Precise Orbit Determination For LEO Based On Single Frequency Measurement

Dual-frequency(DF) orbit determination technology based on GPS has been quite mature. However, when only single-frequency(SF) measurements are available, ionospheric delay which ranges from centimeters to meters, becomes a main error source. Therefore, how to eliminate the effect of ionosphere is so important in the SF orbit determination. This thesis comprises three aspects of work:1. Basic orbit determination theory based on SF GPS is introduced, including time system, coordinate system, the measurement of GPS signal, the pre-processing of SF measurement and reduced-dynamic algorithm.2. The ionosphere delay correction method based on ionosphere model is researched on. Firstly, we study how the ionosphere affects the GPS signal and the application of GIM. Secondly, aiming at the limitations of the application of scale factor in GIM, we propose a method which estimates the scale factor that is constrained by piecewise linear model based on the height of satellite, and then give the respective parameter estimation algorithm. At last, we calculate the orbit of GRACE A, GRACE B and CHAMP based on this method using the reduced-dynamic algorithm. The solutions show that these three satellites have 3D accuracy 0.786 m, 0.737 m, 0.822 m, respectively, which are improved by13.45%, 16.93%, 41.77%, respectively. The result shows this method can overcome the disadvantage of traditional method, and reflects the change of ionosphere in small scale.3. SF orbit determination based on GRAPHIC is studied. Firstly, we investigate GRAPHIC has the characteristics of both code and phase. Secondly, in order to detect small cycle slip, one residual editing method is introduced.
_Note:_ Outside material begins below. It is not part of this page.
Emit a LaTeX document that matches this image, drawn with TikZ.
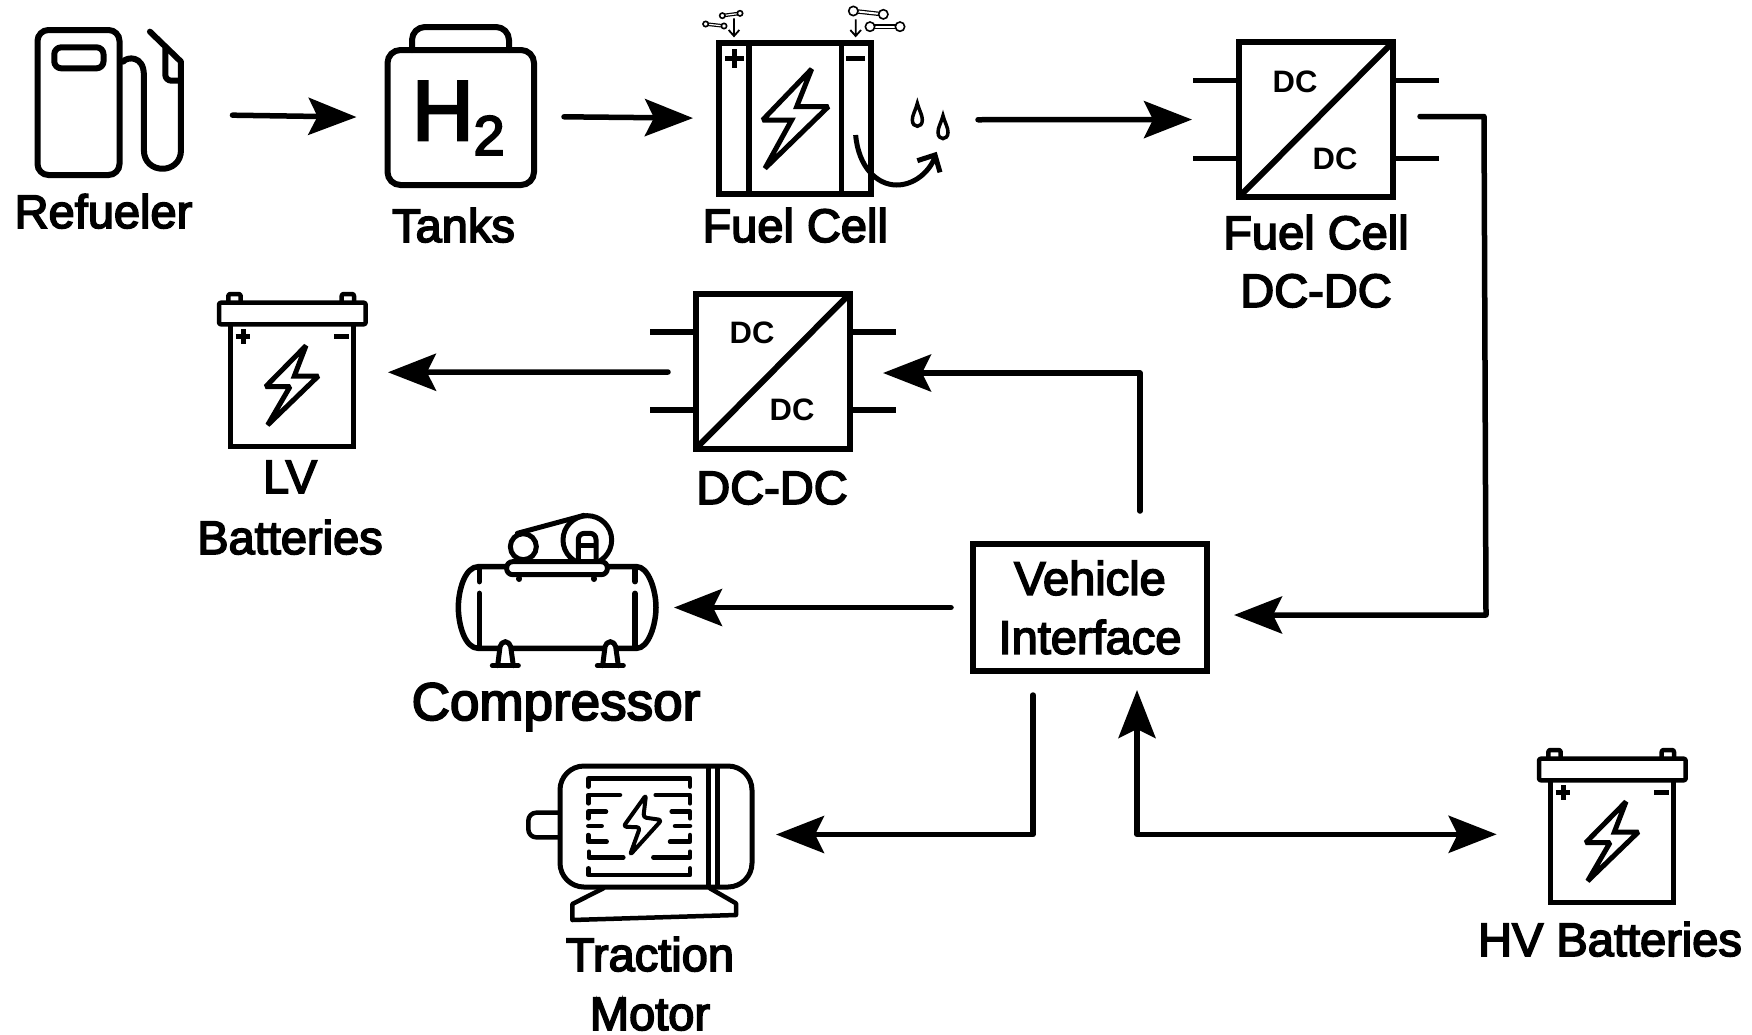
\documentclass[tikz,border=0pt]{standalone}
\usepackage{fontspec}
\setmainfont{Liberation Sans}
\newfontfamily\labf[FakeBold=3.5]{Liberation Sans}
\usetikzlibrary{arrows.meta,calc}
\tikzset{
  arr/.style={line width=5.5pt,line cap=round,line join=round,-{Stealth[length=48pt,width=37pt,inset=9pt]}},
  arrr/.style={line width=5.5pt,line cap=round,line join=round,{Stealth[length=48pt,width=37pt,inset=9pt]}-{Stealth[length=48pt,width=37pt,inset=9pt]}},
  lab/.style={font=\labf\fontsize{47}{58}\selectfont,inner sep=0pt,align=center,anchor=base},
  dcl/.style={font=\bfseries\fontsize{31}{31}\selectfont,inner sep=0pt},
  ico/.style={line width=6pt,line join=round,line cap=round},
  icot/.style={line width=4.5pt,line join=round,line cap=round},
  boxn/.style={draw,line width=6pt,inner sep=0pt,outer sep=0pt},
  ghost/.style={inner sep=0pt,outer sep=0pt},
}
\newcommand\dcconv[3]{%
  \node[boxn,minimum width=154pt,minimum height=155pt] (#1) at (#2,#3) {};
  \draw[ico,line cap=butt] (#1.south west) -- (#1.north east);
  \begin{scope}[shift={(#2,#3)}]
    \draw[line width=5.5pt] (-123,-39)--(-80,-39) (-123,39)--(-80,39) (80,-39)--(123,-39) (80,39)--(123,39);
    \node[dcl] (#1dca) at (-21,-38) {DC};
    \node[dcl] (#1dcb) at (19,39) {DC};
  \end{scope}}
\newcommand\battery[3]{%
  \node[boxn,line width=5pt,minimum width=123.3pt,minimum height=123pt] (#1) at ($(292.3,385.3)+(#2,#3)$) {};
  \begin{scope}[shift={(#2+200,#3+280)},scale=1/3]
    \draw[icot,fill=white,rounded corners=2pt] (85,68)--(85,42)--(122,42)--(122,68);
    \draw[icot,fill=white,rounded corners=2pt] (425,68)--(425,42)--(462,42)--(462,68);
    \draw[icot,fill=white,rounded corners=2pt] (57,68) rectangle (497,133);
    \draw[line width=5pt] (107,170)--(151,170) (129,148)--(129,192) (403,170)--(447,170);
    \draw[line width=5pt,line join=miter,miter limit=2] (318,197)--(197,320)--(270,320)--(203,435)--(355,288)--(283,288)--cycle;
  \end{scope}}
\newcommand\mol[6]{%
  \draw[line width=#6pt+2.4pt] (#1,#2)--(#3,#4);
  \draw[line width=#6pt,white] (#1,#2)--(#3,#4);
  \draw[line width=1.6pt,fill=white] (#1,#2) circle (#5) (#3,#4) circle (#5);}
\begin{document}
\begin{tikzpicture}[x=1pt,y=-1pt]
\useasboundingbox (0,0) rectangle (1752,1034);
\fill[white] (0,0) rectangle (1752,1034);

% Refueler
\node[boxn,rounded corners=11pt,minimum width=82pt,minimum height=145pt] (pump) at (78.5,102.5) {};
\begin{scope}[xscale=0.357,yscale=1/3]
  \draw[ico,rounded corners=7pt] (152,142) rectangle (290,205);
  \draw[ico] (345,185) .. controls (355,170) and (403,165) .. (403,225) -- (403,450) .. controls (403,525) and (507,525) .. (507,450) -- (507,185) -- (420,95);
  \draw[ico,rounded corners=6pt] (463,145) -- (463,242) -- (507,242);
\end{scope}
\node[lab] (refuelerlabel) at (103.5,228) {Refueler};

% Tanks
\node[boxn,rounded corners=13pt,minimum width=146.5pt,minimum height=135pt] (tank) at (460.75,117.5) {};
\draw[ico,rounded corners=13pt] (412,50) -- (412,27) -- (509,27) -- (509,50);
\node[inner sep=0pt,anchor=base west,font=\labf\fontsize{85}{85}\selectfont] (h2) at (412,140) {H\raisebox{-15pt}{\fontsize{56}{56}\selectfont 2}};
\node[lab] (tankslabel) at (453.5,242) {Tanks};

% Fuel cell
\node[boxn,minimum width=152pt,minimum height=151.3pt] (fc) at (795,118.35) {};
\begin{scope}[shift={(680,0)},scale=1/3]
  \draw[line width=5.5pt] (207,128)--(207,582) (484,128)--(484,582);
  \draw[line width=5.5pt] (135,175)--(191,175) (163,147)--(163,203) (499,175)--(555,175);
  \draw[line width=5pt,line join=miter,miter limit=2] (395,207)--(248,360)--(335,360)--(255,505)--(445,320)--(350,320)--cycle;
  \draw[line width=5pt] (527,405) .. controls (535,500) and (590,555) .. (650,555) .. controls (700,555) and (745,520) .. (765,472);
  \draw[line width=5pt,line join=miter] (712,482)--(765,465)--(780,517);
  \draw[line width=3.5pt] (712,310) .. controls (705,335) and (697,345) .. (697,360) .. controls (697,385) and (727,385) .. (727,360) .. controls (727,345) and (719,335) .. (712,310) -- cycle;
  \draw[line width=3.5pt] (789,347) .. controls (782,372) and (774,382) .. (774,397) .. controls (774,422) and (804,422) .. (804,397) .. controls (804,382) and (796,372) .. (789,347) -- cycle;
  \draw[line width=1.8pt] (162,55)--(162,108) (146,90)--(162,108)--(178,90);
  \draw[line width=1.8pt] (527,58)--(527,108) (511,90)--(527,108)--(543,90);
  \mol{127}{47}{180}{40}{8}{1.2}
  \mol{77}{72}{132}{78}{8}{1.2}
  \mol{520}{33}{610}{43}{14}{2}
  \mol{570}{80}{660}{80}{14}{2}
\end{scope}
\node[lab] (fclabel) at (795.2,242) {Fuel Cell};

% Converters
\dcconv{fcdc}{1316}{119.5}
\node[lab] (fcdclabel) at (1316,307) {Fuel Cell\\DC-DC};
\dcconv{dcdc}{773}{371}
\node[lab] (dcdclabel) at (772,504) {DC-DC};

% Batteries
\battery{lvbat}{0}{0}
\node[lab] (lvlabel) at (290,554) {LV\\[3pt]Batteries};
\battery{hvbat}{1320}{456}
\node[lab] (hvlabel) at (1610,956) {HV Batteries};

% Compressor
\node[ghost,minimum width=199pt,minimum height=81pt] (comp) at (557.5,607.5) {};
\begin{scope}[shift={(430,500)},scale=1/3]
  \draw[ico,line width=5pt] (280,140) circle (39);
  \draw[ico,line width=5pt] (472,120) circle (73);
  \draw[ico,line width=5pt] (262,100) -- (462,46);
  \draw[ico,line width=5pt,rounded corners=6pt,fill=white] (445,185) -- (445,100) -- (498,100) -- (498,185);
  \draw[line width=5pt] (445,135) -- (498,135);
  \draw[ico,line width=5.5pt] (230,200) -- (145,200) .. controls (105,200) and (85,270) .. (85,322) .. controls (85,375) and (105,445) .. (145,445) -- (620,445) .. controls (655,445) and (678,375) .. (678,322) .. controls (678,270) and (655,200) .. (620,200) -- (535,200);
  \draw[ico,line width=5.5pt] (148,205)--(148,245) (148,280)--(148,440) (615,205)--(615,245) (615,280)--(615,440);
  \draw[ico,line width=5pt,fill=white,rounded corners=6pt] (230,185) rectangle (532,224);
  \draw[line width=6pt,line cap=round] (268,235)--(268,237) (492,235)--(492,237);
  \draw[ico,line width=5pt,fill=white,rounded corners=5pt] (203,497) -- (212,425) -- (240,425) -- (250,497);
  \draw[ico,line width=5pt,rounded corners=0pt] (187,497)--(265,497);
  \draw[ico,line width=5pt,fill=white,rounded corners=5pt] (518,497) -- (527,425) -- (555,425) -- (565,497);
  \draw[ico,line width=5pt] (502,497)--(580,497);
\end{scope}
\node[lab,font=\labf\fontsize{53}{58}\selectfont] (complabel) at (556,720) {Compressor};

% Motor
\node[boxn,line width=5pt,rounded corners=24pt,minimum width=192pt,minimum height=121pt] (motor) at (656,826.5) {};
\begin{scope}[shift={(510,740)},scale=1/3]
  \draw[icot,rounded corners=8pt] (145,218) -- (55,218) -- (55,292) -- (145,292);
  \draw[line width=4.5pt] (595,78)--(595,440) (622,78)--(622,440);
  \draw[icot] (280,445)--(187,492)--(187,540)--(678,525)--(678,490)--(600,445);
  \draw[icot] (235,140)--(235,115)--(540,115)--(540,140);
  \draw[icot] (330,165)--(235,165)--(235,190) (437,165)--(540,165)--(540,190);
  \draw[icot] (288,215)--(235,215)--(235,235) (485,215)--(540,215)--(540,235);
  \draw[icot] (235,258)--(275,258) (495,258)--(540,258);
  \draw[icot] (235,285)--(235,305)--(290,305) (540,285)--(540,305)--(480,305);
  \draw[icot] (237,335)--(237,352)--(340,352) (540,335)--(540,352)--(430,352);
  \draw[icot] (235,385)--(235,405)--(540,405)--(540,385);
  \draw[line width=4pt,line join=round,rounded corners=3pt] (408,165)--(340,260)--(390,262)--(360,345)--(455,240)--(400,232)--cycle;
\end{scope}
\node[lab] (motorlabel) at (650,1030) {Traction\\[1pt]Motor};

% Vehicle interface
\node[boxn,line width=5.5pt,font=\labf\fontsize{47}{59}\selectfont,align=center,minimum width=234pt,minimum height=127pt] (vi) at (1090,607.5) {Vehicle\\Interface};

% Connectors
\draw[arr,shorten <=113pt,shorten >=31pt] ([yshift=-11pt]pump.east) -- (tank.west);
\draw[arr,shorten <=30pt,shorten >=26pt] ([yshift=1pt]tank.east) -- (fc.west);
\draw[arr,shorten <=107pt,shorten >=47pt] ([yshift=-1.5pt]fc.east) -- (fcdc.west);
\draw[arr,shorten <=27pt,shorten >=27pt] ([yshift=3pt]fcdc.east) -- ++(91,0) -- ++(2,498.5) -- ([yshift=-7.5pt]vi.east);
\draw[arr,shorten <=33pt,shorten >=33pt] ([xshift=50pt]vi.north) |- ([yshift=-2pt]dcdc.east);
\draw[arr,shorten <=28pt,shorten >=34pt] ([yshift=-1pt]dcdc.west) -- ([yshift=13pt]lvbat.east);
\draw[arr,shorten <=22pt,shorten >=17pt] (vi.west) -- (comp.east);
\draw[arr,shorten <=24pt,shorten >=24pt] ([xshift=-57pt]vi.south) |- ([yshift=-8pt]motor.east);
\draw[arrr,shorten <=19pt,shorten >=54pt] ([xshift=47pt]vi.south) |- ([yshift=7pt]hvbat.west);
\end{tikzpicture}
\end{document}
At last, we use AC and GRAPHIC to solve the orbit of GRACE A, GRACE B and CHAMP using the reduced-dynamic algorithm. In the reduced-dynamic model, we optimize the choice of the model of conservative force for compensating the noise of measurement. The solution shows the 3D accuracy of the three satellites are 9cm, 9cm and 14.4cm, respectively. In comparison with the results of the method which doesn't correct ionospheric delay, the 3D accuracy have been improved by 83.9%, 82.2%and 78.25%, respectively.